## BEGIN Dataset excerpts
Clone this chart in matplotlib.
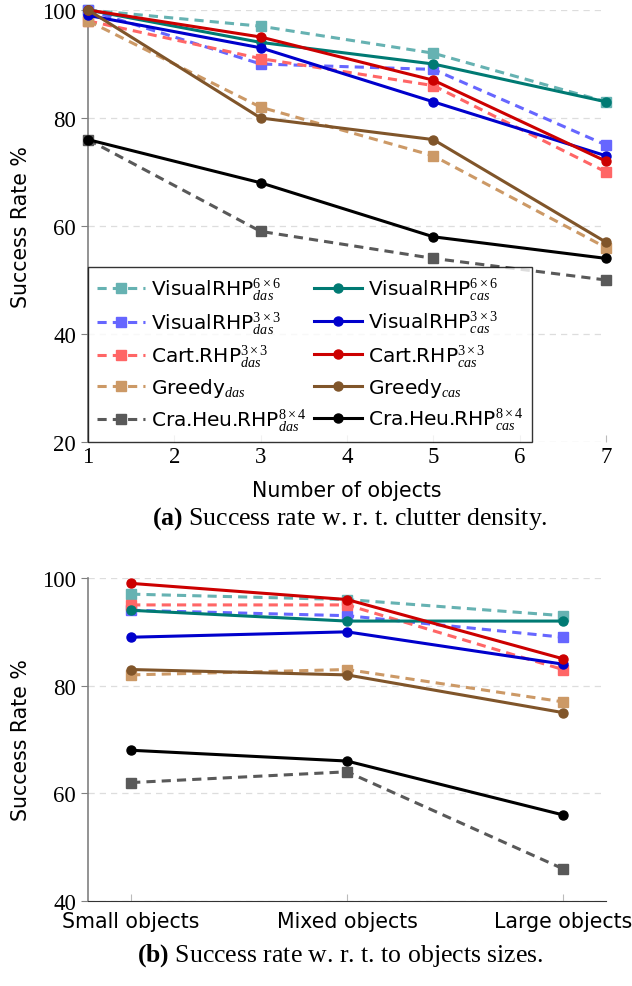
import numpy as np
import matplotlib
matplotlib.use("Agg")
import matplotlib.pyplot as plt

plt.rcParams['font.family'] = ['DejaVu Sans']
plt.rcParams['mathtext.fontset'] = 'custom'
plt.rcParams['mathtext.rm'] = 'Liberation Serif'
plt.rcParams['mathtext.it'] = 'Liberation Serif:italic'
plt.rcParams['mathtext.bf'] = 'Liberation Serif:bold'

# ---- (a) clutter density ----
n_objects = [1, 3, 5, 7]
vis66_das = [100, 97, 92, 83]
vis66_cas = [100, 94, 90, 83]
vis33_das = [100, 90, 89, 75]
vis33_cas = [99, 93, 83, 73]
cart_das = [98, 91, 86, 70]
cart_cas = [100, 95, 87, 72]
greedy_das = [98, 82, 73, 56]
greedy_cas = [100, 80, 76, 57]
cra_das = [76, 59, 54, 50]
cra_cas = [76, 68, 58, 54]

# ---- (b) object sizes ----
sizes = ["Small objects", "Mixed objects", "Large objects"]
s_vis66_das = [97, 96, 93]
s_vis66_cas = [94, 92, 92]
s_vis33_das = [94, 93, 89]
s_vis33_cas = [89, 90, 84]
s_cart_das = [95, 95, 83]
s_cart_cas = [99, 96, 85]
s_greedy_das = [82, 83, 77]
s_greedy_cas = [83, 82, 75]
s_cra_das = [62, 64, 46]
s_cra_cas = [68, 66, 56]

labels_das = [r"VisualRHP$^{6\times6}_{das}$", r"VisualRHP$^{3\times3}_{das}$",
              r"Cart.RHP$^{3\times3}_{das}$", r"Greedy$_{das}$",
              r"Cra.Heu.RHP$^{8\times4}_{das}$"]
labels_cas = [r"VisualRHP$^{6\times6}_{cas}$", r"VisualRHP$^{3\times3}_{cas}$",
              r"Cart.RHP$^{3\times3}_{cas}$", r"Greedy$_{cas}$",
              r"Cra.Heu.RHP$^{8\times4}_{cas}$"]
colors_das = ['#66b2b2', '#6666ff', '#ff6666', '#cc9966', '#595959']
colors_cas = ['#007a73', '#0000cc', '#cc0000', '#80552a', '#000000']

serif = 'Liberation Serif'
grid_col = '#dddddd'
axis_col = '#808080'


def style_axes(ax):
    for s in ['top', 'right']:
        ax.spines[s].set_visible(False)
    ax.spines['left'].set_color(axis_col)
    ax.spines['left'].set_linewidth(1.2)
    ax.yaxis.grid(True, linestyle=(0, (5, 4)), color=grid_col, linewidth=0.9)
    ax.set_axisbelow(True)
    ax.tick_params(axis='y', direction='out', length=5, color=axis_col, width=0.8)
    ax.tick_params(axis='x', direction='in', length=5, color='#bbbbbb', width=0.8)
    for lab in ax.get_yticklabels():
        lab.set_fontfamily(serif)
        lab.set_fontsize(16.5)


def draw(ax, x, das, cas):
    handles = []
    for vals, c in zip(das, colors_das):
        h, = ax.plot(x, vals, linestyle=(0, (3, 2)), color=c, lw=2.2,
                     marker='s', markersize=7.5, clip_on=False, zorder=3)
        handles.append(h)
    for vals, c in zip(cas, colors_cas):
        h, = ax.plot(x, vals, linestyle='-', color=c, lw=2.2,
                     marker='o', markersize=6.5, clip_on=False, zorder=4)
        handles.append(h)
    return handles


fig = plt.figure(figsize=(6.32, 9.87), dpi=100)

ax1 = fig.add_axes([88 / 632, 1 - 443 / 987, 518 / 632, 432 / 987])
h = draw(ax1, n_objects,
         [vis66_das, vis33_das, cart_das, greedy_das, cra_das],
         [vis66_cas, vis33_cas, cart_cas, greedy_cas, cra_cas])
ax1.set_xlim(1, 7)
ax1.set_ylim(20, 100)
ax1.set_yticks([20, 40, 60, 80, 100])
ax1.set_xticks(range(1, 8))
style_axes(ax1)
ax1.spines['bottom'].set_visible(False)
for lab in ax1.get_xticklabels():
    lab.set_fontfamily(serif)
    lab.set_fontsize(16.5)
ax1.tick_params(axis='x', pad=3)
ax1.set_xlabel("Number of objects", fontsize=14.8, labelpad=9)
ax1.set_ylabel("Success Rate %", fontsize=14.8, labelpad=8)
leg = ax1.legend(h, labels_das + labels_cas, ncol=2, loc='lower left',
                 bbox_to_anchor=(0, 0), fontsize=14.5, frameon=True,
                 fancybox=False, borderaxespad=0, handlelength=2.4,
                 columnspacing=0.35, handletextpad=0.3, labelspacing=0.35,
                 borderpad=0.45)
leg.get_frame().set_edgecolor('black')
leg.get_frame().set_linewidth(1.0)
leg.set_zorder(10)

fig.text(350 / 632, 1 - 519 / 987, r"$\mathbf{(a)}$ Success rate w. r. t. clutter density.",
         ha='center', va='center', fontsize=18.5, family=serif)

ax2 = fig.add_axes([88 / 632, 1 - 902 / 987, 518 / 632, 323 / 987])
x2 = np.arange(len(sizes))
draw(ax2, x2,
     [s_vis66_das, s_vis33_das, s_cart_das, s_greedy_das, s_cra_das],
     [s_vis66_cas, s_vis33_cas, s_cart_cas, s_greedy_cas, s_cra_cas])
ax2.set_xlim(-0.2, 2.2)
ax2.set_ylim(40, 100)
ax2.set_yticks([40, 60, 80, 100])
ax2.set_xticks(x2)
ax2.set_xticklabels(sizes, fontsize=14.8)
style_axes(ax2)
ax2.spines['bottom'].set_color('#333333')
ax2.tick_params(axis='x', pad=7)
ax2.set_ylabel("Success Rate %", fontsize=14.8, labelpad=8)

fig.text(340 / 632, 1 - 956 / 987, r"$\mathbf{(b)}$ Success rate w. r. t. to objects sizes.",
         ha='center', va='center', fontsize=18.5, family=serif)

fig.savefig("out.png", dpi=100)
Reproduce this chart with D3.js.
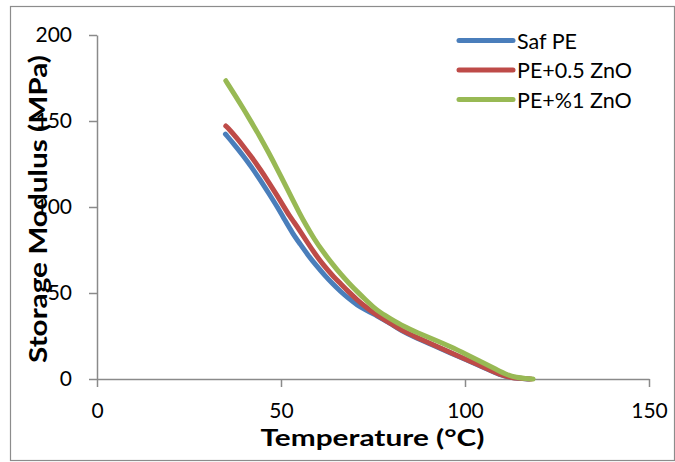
## END Dataset excerpts
Written request: Write out each entry exactly as given, omitting any picture.

Response to this exercise:
Clone this chart in matplotlib.
import numpy as np
import matplotlib
matplotlib.use("Agg")
import matplotlib.pyplot as plt

plt.rcParams['font.family'] = ['DejaVu Sans']
plt.rcParams['mathtext.fontset'] = 'custom'
plt.rcParams['mathtext.rm'] = 'Liberation Serif'
plt.rcParams['mathtext.it'] = 'Liberation Serif:italic'
plt.rcParams['mathtext.bf'] = 'Liberation Serif:bold'

# ---- (a) clutter density ----
n_objects = [1, 3, 5, 7]
vis66_das = [100, 97, 92, 83]
vis66_cas = [100, 94, 90, 83]
vis33_das = [100, 90, 89, 75]
vis33_cas = [99, 93, 83, 73]
cart_das = [98, 91, 86, 70]
cart_cas = [100, 95, 87, 72]
greedy_das = [98, 82, 73, 56]
greedy_cas = [100, 80, 76, 57]
cra_das = [76, 59, 54, 50]
cra_cas = [76, 68, 58, 54]

# ---- (b) object sizes ----
sizes = ["Small objects", "Mixed objects", "Large objects"]
s_vis66_das = [97, 96, 93]
s_vis66_cas = [94, 92, 92]
s_vis33_das = [94, 93, 89]
s_vis33_cas = [89, 90, 84]
s_cart_das = [95, 95, 83]
s_cart_cas = [99, 96, 85]
s_greedy_das = [82, 83, 77]
s_greedy_cas = [83, 82, 75]
s_cra_das = [62, 64, 46]
s_cra_cas = [68, 66, 56]

labels_das = [r"VisualRHP$^{6\times6}_{das}$", r"VisualRHP$^{3\times3}_{das}$",
              r"Cart.RHP$^{3\times3}_{das}$", r"Greedy$_{das}$",
              r"Cra.Heu.RHP$^{8\times4}_{das}$"]
labels_cas = [r"VisualRHP$^{6\times6}_{cas}$", r"VisualRHP$^{3\times3}_{cas}$",
              r"Cart.RHP$^{3\times3}_{cas}$", r"Greedy$_{cas}$",
              r"Cra.Heu.RHP$^{8\times4}_{cas}$"]
colors_das = ['#66b2b2', '#6666ff', '#ff6666', '#cc9966', '#595959']
colors_cas = ['#007a73', '#0000cc', '#cc0000', '#80552a', '#000000']

serif = 'Liberation Serif'
grid_col = '#dddddd'
axis_col = '#808080'


def style_axes(ax):
    for s in ['top', 'right']:
        ax.spines[s].set_visible(False)
    ax.spines['left'].set_color(axis_col)
    ax.spines['left'].set_linewidth(1.2)
    ax.yaxis.grid(True, linestyle=(0, (5, 4)), color=grid_col, linewidth=0.9)
    ax.set_axisbelow(True)
    ax.tick_params(axis='y', direction='out', length=5, color=axis_col, width=0.8)
    ax.tick_params(axis='x', direction='in', length=5, color='#bbbbbb', width=0.8)
    for lab in ax.get_yticklabels():
        lab.set_fontfamily(serif)
        lab.set_fontsize(16.5)


def draw(ax, x, das, cas):
    handles = []
    for vals, c in zip(das, colors_das):
        h, = ax.plot(x, vals, linestyle=(0, (3, 2)), color=c, lw=2.2,
                     marker='s', markersize=7.5, clip_on=False, zorder=3)
        handles.append(h)
    for vals, c in zip(cas, colors_cas):
        h, = ax.plot(x, vals, linestyle='-', color=c, lw=2.2,
                     marker='o', markersize=6.5, clip_on=False, zorder=4)
        handles.append(h)
    return handles


fig = plt.figure(figsize=(6.32, 9.87), dpi=100)

ax1 = fig.add_axes([88 / 632, 1 - 443 / 987, 518 / 632, 432 / 987])
h = draw(ax1, n_objects,
         [vis66_das, vis33_das, cart_das, greedy_das, cra_das],
         [vis66_cas, vis33_cas, cart_cas, greedy_cas, cra_cas])
ax1.set_xlim(1, 7)
ax1.set_ylim(20, 100)
ax1.set_yticks([20, 40, 60, 80, 100])
ax1.set_xticks(range(1, 8))
style_axes(ax1)
ax1.spines['bottom'].set_visible(False)
for lab in ax1.get_xticklabels():
    lab.set_fontfamily(serif)
    lab.set_fontsize(16.5)
ax1.tick_params(axis='x', pad=3)
ax1.set_xlabel("Number of objects", fontsize=14.8, labelpad=9)
ax1.set_ylabel("Success Rate %", fontsize=14.8, labelpad=8)
leg = ax1.legend(h, labels_das + labels_cas, ncol=2, loc='lower left',
                 bbox_to_anchor=(0, 0), fontsize=14.5, frameon=True,
                 fancybox=False, borderaxespad=0, handlelength=2.4,
                 columnspacing=0.35, handletextpad=0.3, labelspacing=0.35,
                 borderpad=0.45)
leg.get_frame().set_edgecolor('black')
leg.get_frame().set_linewidth(1.0)
leg.set_zorder(10)

fig.text(350 / 632, 1 - 519 / 987, r"$\mathbf{(a)}$ Success rate w. r. t. clutter density.",
         ha='center', va='center', fontsize=18.5, family=serif)

ax2 = fig.add_axes([88 / 632, 1 - 902 / 987, 518 / 632, 323 / 987])
x2 = np.arange(len(sizes))
draw(ax2, x2,
     [s_vis66_das, s_vis33_das, s_cart_das, s_greedy_das, s_cra_das],
     [s_vis66_cas, s_vis33_cas, s_cart_cas, s_greedy_cas, s_cra_cas])
ax2.set_xlim(-0.2, 2.2)
ax2.set_ylim(40, 100)
ax2.set_yticks([40, 60, 80, 100])
ax2.set_xticks(x2)
ax2.set_xticklabels(sizes, fontsize=14.8)
style_axes(ax2)
ax2.spines['bottom'].set_color('#333333')
ax2.tick_params(axis='x', pad=7)
ax2.set_ylabel("Success Rate %", fontsize=14.8, labelpad=8)

fig.text(340 / 632, 1 - 956 / 987, r"$\mathbf{(b)}$ Success rate w. r. t. to objects sizes.",
         ha='center', va='center', fontsize=18.5, family=serif)

fig.savefig("out.png", dpi=100)
Reproduce this chart with D3.js.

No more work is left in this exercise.